In a separate statement, Tumblr founder David Karp said…
Before touching on how awesome this is, let me try to allay any concerns: We’re not turning purple. Our headquarters isn’t moving. Our team isn’t changing. Our roadmap isn’t changing. And our mission – to empower creators to make their best work and get it in front of the audience they deserve – certainly isn’t changing. So what’s new? Simply, Tumblr gets better faster. The work ahead of us remains the same – and we still have a long way to go! – but with more resources to draw from.
He ended the statement by signing off, “F*ck yeah, David.”
So let’s take a hard look at this. On the one side, you’ve got Yahoo!, a company that was a search giant back when Ate My Balls was a fad. On the other, you’ve got Tumblr, the hip blogging service everybody raids for GIFs. And in the middle, apparently, you have an enormous pile of money. But what will happen once all three combine?
The conventional wisdom has been that Yahoo! ruins its acquisitions, but the reality is often more complicated than that. For example:
Flickr
Flickr is still around, of course, and many argue that ultimately Flickr was a wasted opportunity: If Yahoo! had invested the time and resources in photo-sharing that Facebook did, Zucks might never have had a terrible movie speculating about his emotional butthurt in college. On the other hand, some argue that Yahoo! actually saved Flickr; they built their site badly, were low on cash, and if Yahoo! hadn’t bought them the site inevitably would have been shut down.
del.icio.us
The social bookmarking site infamously went to hell after Yahoo! bought it, although whether that’s due to Yahoo!’s management or the fact that sites like del.icio.us in general went downhill as social media took off is an open question. Either way, Yahoo! wound up selling it in 2011 and the new owners have been struggling to revive it ever since.
GeoCities
Yahoo bought GeoCities at the exact worst moment to do so: 1999, right when the tech bubble was at its height and right before social media began to take the place of having a personal web page. Also, Yahoo kept GeoCities alive for a shockingly long time: The site only closed its doors in 2009, which if you think about it is a full ten years past the company’s sell-by date.

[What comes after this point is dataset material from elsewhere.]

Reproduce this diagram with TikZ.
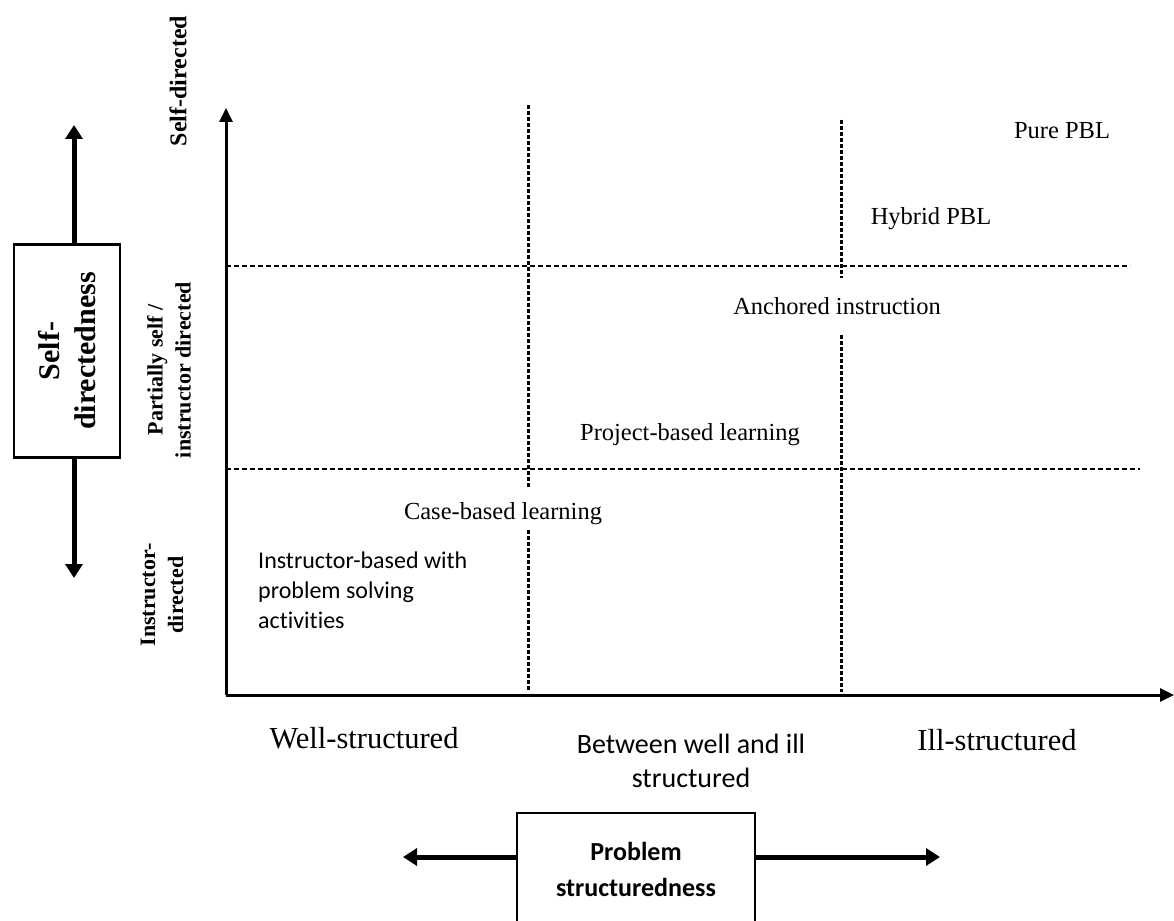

Which brings us to Tumblr. Make no mistake, somebody was going to buy Tumblr, or Tumblr was going to go out of business. Like most startups, that’s ultimately why Tumblr was built, to be sold for a lot of money to another company. As a company it has no clear revenue plan, its expenses vastly outstrip its revenues, and it’s hard to sell it as anything other than yet another, well, Flickr, or del.icio.us, or GeoCities, another site that has attracted attention and will just as rapidly lose it. So, one way or the other, Yahoo! or no Yahoo!, the simple truth is this: Tumblr was built to fail.